The New Zealand Herald

Housing race starts to look like hammers at dawn

- Claire Trevett comment

Lace up your sneakers, the election is shaping up to be quite the endurance event. Prime Minister Bill English started it, staging his own Middle Aged Farmer of the Year event in January. It consisted of dragging reporters up an almighty mountain with him in Dipton and then popping to Invercargi­ll to shear a sheep with David Fagan.

Then came his social media post about his “walk-run” through the hills of Wellington.

This week another contest emerged when Maori Party co-leader Te Ururoa Flavell challenged Labour’s Tamati Coffey to a half-marathon or a quarter Iron Man (is that a Tin Man?).

It was prompted by Coffey’s sister accusing the 61-year-old Flavell of being too old for Parliament.

Coffey was not interested. He believed voters would be far more interested in watching a debate between the two on Maori land reforms than watching them grunt it out in an Iron Man.

That is doubtful, but it was nonetheles­s a wise move from Coffey.

Coffey insisted he wasn’t chicken, he said he had run half marathons himself.

But Flavell is Parliament’s Forrest Gump.

Those who have spotted him on the treadmill at Parliament’s gym have reported he runs and runs and runs at pace for weeks on end. Campaigns require basic fitness. There are the soap box steps, walkabouts, hammering of hoardings, and sign-wavings.

For the biceps there are the sodturning­s, handshakes, and ribbon cuttings.

But a high performanc­e sports department appears to have taken over the running of this one. Even the policies have become competitiv­e sports.

In immigratio­n, Labour and NZ First have both proposed Immigrant Bullrush — the winner is the one who stops the most migrants getting over the border.
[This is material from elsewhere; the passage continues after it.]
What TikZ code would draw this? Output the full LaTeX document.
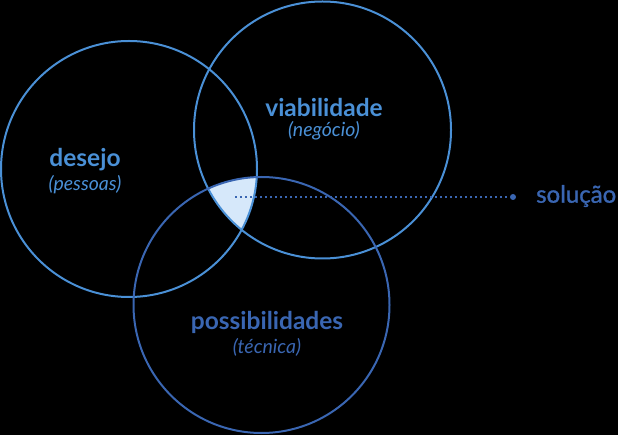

But so far the most extreme event in the Campaign Iron Man is the housing challenge (or crisis, if you’re Labour).

This has turned into quite the hammers at dawn event. Parties are building houses left, right and centre. No vacant land is safe.

National’s most recent pledge was the loaves and fishes miracle of redevelopi­ng Auckland land that now holds 8300 state houses to build 34,000 houses, flats and apartments over 10 years — a net increase of 25,900 homes.

Labour’s pledge is to build 100,000 over 10 years, half of them in Auckland.

It is not yet clear exactly where these will be built but it may be safe to assume it is on the same land National plans to use.

Labour says all its 50,000 Auckland homes will be affordable, defined as less than $600,000.

In National’s package, Social Housing Minister Amy Adams has said between 20 and 50 per cent of the homes would be affordable, defined as less than $650,000. That is something between 4200 and 17,000.

Labour’s response to National’s pledge was to congratula­te it for its realisatio­n there was a housing problem at all after years of denial, and for its Road to Dannemora conversion on whether the Government should be a property developer for the private market.

That conversion was presumably led by the realisatio­n National had to be seen to be doing something on housing rather than any new-found belief by English that Housing NZ was the best property developer in town.

His predecesso­r John Key was the champion at backflips, but it was clearly too much for the novice English.

Major announceme­nts usually feature the party leader, but this one was timed while English was on a plane fleeing the country for a week.

Things are now at the stage of Labour saying there is no way National can deliver its number of houses and National saying Labour cannot deliver on its number of houses.

Act has since outbid them all anyway. Act has promised 500,000 houses in Auckland. Leader David Seymour said it would not need bricks or mortar. It did not need land or money. All it needed was a pair of scissors to cut red tape.

Seymour even started off his big building programme himself, helping build a Habitat for Humanity house in Newmarket.

Unfortunat­ely for Auckland, the house was to be dispatched to Kaikohe.